December 16 was the start of town’s celebration of Christmas but the plaza would be busy from the month of November because our patron saint’s feast day was Nov 25, and all fiesta celebrations would run until after the New Year.
Food again was aplenty from November 1 as it was usually harvest time and the fresh “pinipig” would always be available at early mornings. The whole day you can smell newly-cooked peanuts with plenty of garlic, sweet potato with banana cue being cooked endlessly during the day. A nearby store would be selling a special “halu-halo” with magnolia ice cream and “halaya”.
But the start of the Christmas with early morning mass brought with it other goodies. The morning was cold with mass starting at 4am and ends at 5am. It would still
be dark but the smell of “kakanin” like “bibingka” and “puto” and the matching dark tea would entice you to buy for an early breakfast.

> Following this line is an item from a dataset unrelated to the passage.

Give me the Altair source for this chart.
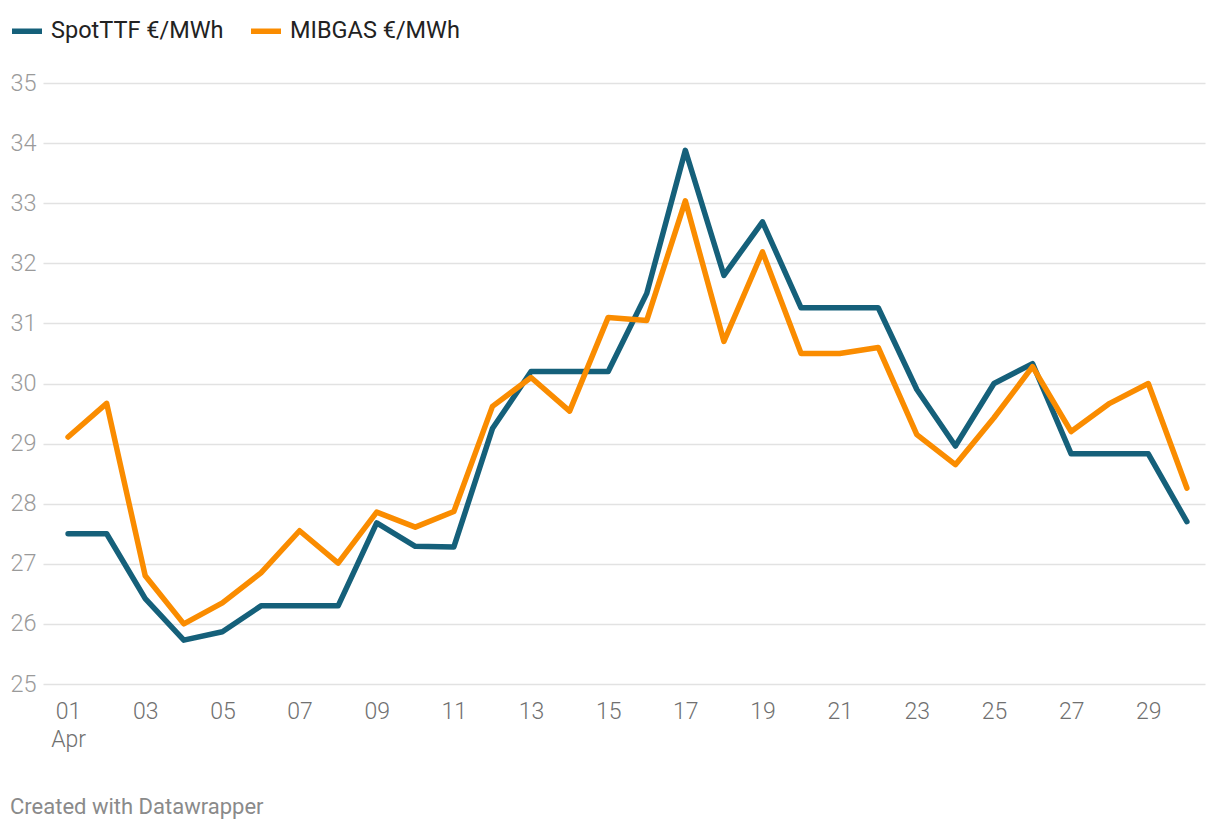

In Arayat only and not in any other towns in Pampanga would we have a “puto” delicacy called “panara”. It was cooked so crunchy. The filling was made of minced chicken meat and green papaya cooked in spicy flavor. Deep-fried, it gave you a crispy browned bun – a yummy thing for a cold morning to go with a cup of steaming tsa-a.
Christmas to a child like me, who stood in awe before all the elaborate procession of the saints in big carriages of lights and flowers, was not only a religious celebration but a celebration as well of relationships, of being connected to another through the smell of food – an experience that I would never forget.
Places had their own peculiar smell and on Christmas Day, my town would smell like freshly-cooked dishes that invited you to partake with on it. In every bite, you take within your spirit the pleasure of the one who fashioned it and the satisfaction etched on every face of those who consumed.